In New Hampshire heading toward the White Mountains. I stopped near here at the White Mountain Coffeeshop & Bookstore (finally...more coffee!!). It had amazing homemade juices, local food, delicious coffee (maple lattes) and I couldn't resist picking up a few books. I ended up with a hiking book for the White Mountains and I'm thoroughly enjoying reading the short stories found within Mountain Voices.
It didn't take too long to drive through the bit of the White Mountains and arrive in North Conway where I was staying the night. North Conway is known as a hub for outdoor pursuits and I seriously loved the little room I had here in the historic Kearsage Inn. (Also was the best deal of the trip since it was the off season and a week day....and they had the friendliest staff.) In hindsight I wish I would have remembered to hit up the local outdoor store that the Plymouth host had suggested: IME and I also didn't stop at the AMC information spots. Both would be spots to check out next time.

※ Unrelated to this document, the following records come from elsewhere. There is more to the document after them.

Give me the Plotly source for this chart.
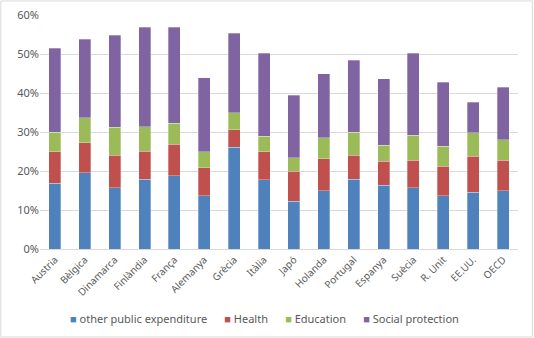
import plotly.graph_objects as go

countries = ["Austria", "Bèlgica", "Dinamarca", "Finlàndia", "França", "Alemanya", "Grècia",
             "Itàlia", "Japó", "Holanda", "Portugal", "Espanya", "Suècia", "R. Unit", "EE.UU.", "OECD"]
# segment heights (%)
other = [16.9, 19.6, 15.7, 17.9, 18.8, 13.7, 26.1, 17.8, 12.2, 15.0, 17.9, 16.3, 15.7, 13.6, 14.6, 15.0]
health = [8.1, 7.6, 8.4, 7.2, 8.1, 7.1, 4.5, 7.2, 7.7, 8.1, 6.2, 6.2, 7.1, 7.6, 9.2, 7.8]
education = [4.9, 6.4, 7.1, 6.3, 5.4, 4.2, 4.3, 3.9, 3.5, 5.4, 5.9, 4.1, 6.4, 5.1, 6.0, 5.2]
social = [21.6, 20.2, 23.6, 25.4, 24.5, 18.9, 20.4, 21.3, 16.0, 16.5, 18.4, 17.1, 21.0, 16.4, 7.8, 13.5]

series = [("other public expenditure", other, "#4F81BD"),
          ("Health", health, "#C0504D"),
          ("Education", education, "#9BBB59"),
          ("Social protection", social, "#8064A2")]

fig = go.Figure()
for name, vals, col in series:
    fig.add_trace(go.Bar(x=countries, y=[v / 100 for v in vals], name=name, showlegend=False,
                         marker=dict(color=col, line=dict(color="rgba(255,255,255,0.6)", width=0.5))))

legend_text = "      ".join(
    f"<span style='color:{col}'>■</span> {name}" for name, _, col in series)

fig.update_layout(
    barmode="stack",
    bargap=0.6,
    width=534, height=338,
    margin=dict(l=40, r=16, t=15, b=89, autoexpand=False),
    paper_bgcolor="white", plot_bgcolor="white",
    font=dict(family="Noto Sans, sans-serif", color="#595959", size=11),
    xaxis=dict(tickangle=-45, tickfont=dict(size=10, color="#595959"), showline=True,
               linecolor="#D9D9D9", linewidth=1, ticks="", fixedrange=True, automargin=False),
    yaxis=dict(range=[0, 0.6], dtick=0.1, tickformat=".0%", gridcolor="#D9D9D9",
               gridwidth=1, zeroline=False, tickfont=dict(size=11, color="#595959"),
               fixedrange=True, automargin=False),
    annotations=[dict(text=legend_text, xref="paper", yref="paper", x=0.47, y=-0.295,
                      xanchor="center", yanchor="middle", showarrow=False,
                      font=dict(size=11, color="#595959"))],
    shapes=[dict(type="rect", xref="paper", yref="paper", x0=-0.082, x1=1.03, y0=-0.376, y1=1.06,
                 line=dict(color="#D9D9D9", width=1))],
)

fig.write_html("out.html")
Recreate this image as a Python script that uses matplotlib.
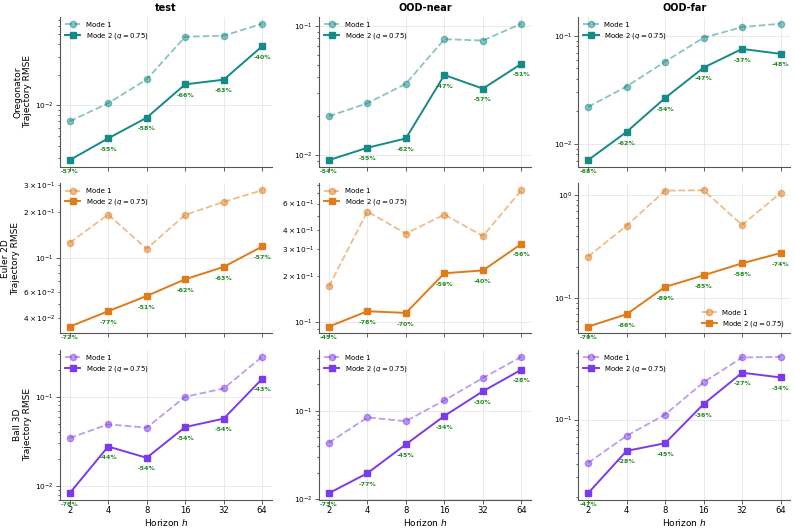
import matplotlib.pyplot as plt
import numpy as np

horizons = [2, 4, 8, 16, 32, 64]
splits = ["test", "OOD-near", "OOD-far"]
systems = ["Oregonator", "Euler 2D", "Ball 3D"]
colors = ["#168a86", "#e07b1a", "#7c3aed"]

# Mode 1 / Mode 2 RMSE, one row per split (test, OOD-near, OOD-far)
oreg_mode1 = [[0.00697, 0.0105, 0.0180, 0.0474, 0.0485, 0.0637],
              [0.0200, 0.0252, 0.0357, 0.0789, 0.0771, 0.104],
              [0.0220, 0.0340, 0.0579, 0.0965, 0.121, 0.130]]
oreg_mode2 = [[0.00289, 0.00473, 0.00756, 0.0161, 0.0179, 0.0382],
              [0.00915, 0.0114, 0.01346, 0.0417, 0.0327, 0.0509],
              [0.00706, 0.0129, 0.0266, 0.0509, 0.0759, 0.0683]]
oreg_pct = [[-57, -55, -58, -66, -63, -40],
            [-54, -55, -62, -47, -57, -51],
            [-68, -62, -54, -47, -37, -48]]

euler_mode1 = [[0.126, 0.193, 0.115, 0.192, 0.234, 0.279],
               [0.171, 0.532, 0.381, 0.508, 0.367, 0.734],
               [0.252, 0.503, 1.10, 1.11, 0.511, 1.045]]
euler_mode2 = [[0.0353, 0.0446, 0.0562, 0.0724, 0.0873, 0.119],
               [0.0931, 0.1176, 0.1146, 0.209, 0.218, 0.326],
               [0.0527, 0.0695, 0.128, 0.166, 0.217, 0.273]]
euler_pct = [[-72, -77, -51, -62, -63, -57],
             [-45, -78, -70, -59, -40, -56],
             [-79, -86, -89, -85, -58, -74]]

ball_mode1 = [[0.0345, 0.0491, 0.0451, 0.100, 0.124, 0.281],
              [0.0436, 0.0843, 0.0765, 0.132, 0.236, 0.410],
              [0.0406, 0.0712, 0.111, 0.217, 0.364, 0.369]]
ball_mode2 = [[0.0083, 0.0277, 0.0207, 0.0458, 0.0569, 0.159],
              [0.0117, 0.0197, 0.0418, 0.0878, 0.167, 0.293],
              [0.0216, 0.0521, 0.0611, 0.138, 0.265, 0.240]]
ball_pct = [[-76, -44, -54, -54, -54, -43],
            [-73, -77, -45, -34, -30, -28],
            [-47, -28, -45, -36, -27, -34]]

mode1 = [oreg_mode1, euler_mode1, ball_mode1]
mode2 = [oreg_mode2, euler_mode2, ball_mode2]
pct = [oreg_pct, euler_pct, ball_pct]

fig, axes = plt.subplots(3, 3, figsize=(7.95, 5.28), dpi=100)
fig.subplots_adjust(left=0.0755, right=0.994, top=0.968, bottom=0.053,
                    wspace=0.224, hspace=0.11)

x = np.arange(len(horizons))
for r in range(3):
    for c in range(3):
        ax = axes[r][c]
        col = colors[r]
        ax.plot(x, mode1[r][c], '--o', color=col, alpha=0.5, lw=1.3,
                ms=4.5, label='Mode 1')
        ax.plot(x, mode2[r][c], '-s', color=col, lw=1.4, ms=4.5,
                label='Mode 2 ($q = 0.75$)')
        for i in range(len(horizons)):
            ax.annotate(f"{pct[r][c][i]}%", (x[i], mode2[r][c][i]),
                        xytext=(0, -8), textcoords='offset points',
                        ha='center', va='center', fontsize=4.5,
                        fontweight='bold', color='forestgreen')
        ax.set_yscale('log')
        ax.set_xticks(x)
        if r == 2:
            ax.set_xticklabels([str(h) for h in horizons])
            ax.set_xlabel('Horizon $h$', fontsize=6.5, labelpad=1)
        else:
            ax.set_xticklabels([])
        if r == 0:
            ax.set_title(splits[c], fontsize=7, fontweight='bold', pad=4)
        if c == 0:
            ax.set_ylabel(systems[r] + "\nTrajectory RMSE", fontsize=6.5,
                          labelpad=2)
        ax.grid(True, which='major', color='#e6e6e6', lw=0.6)
        ax.tick_params(axis='both', which='both', labelsize=6, length=3,
                       width=0.6, pad=1.5, color='#444444')
        ax.tick_params(axis='y', which='both', labelsize=5.3)
        ax.tick_params(axis='y', which='minor', length=1.8)
        for s in ['top', 'right']:
            ax.spines[s].set_visible(False)
        for s in ['left', 'bottom']:
            ax.spines[s].set_color('#555555')
            ax.spines[s].set_linewidth(0.8)
        loc = 'lower right' if (r == 1 and c == 2) else 'upper left'
        ax.legend(loc=loc, fontsize=5, frameon=False, handlelength=2.2,
                  borderaxespad=0.3, labelspacing=0.4)

fig.savefig('out.png', dpi=100)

I did however head out for Diana's Baths and at the advice of a mountain biker I met (while trying to find the actual trailhead), I ended up getting in a great trail run that evening. There are so many various trails from North Conway and the surrounding region, but this particular evening the trail run was perfect:
After a shower and soak in the tub, I headed to SeaDog Brewery (which is actually a Maine brewery) in North Conway for fish tacos (yum!) and a blueberry beer (double yum and with blueberries floating in it!). After food, I made it back to the Inn to grade my online courses and then crash for the night.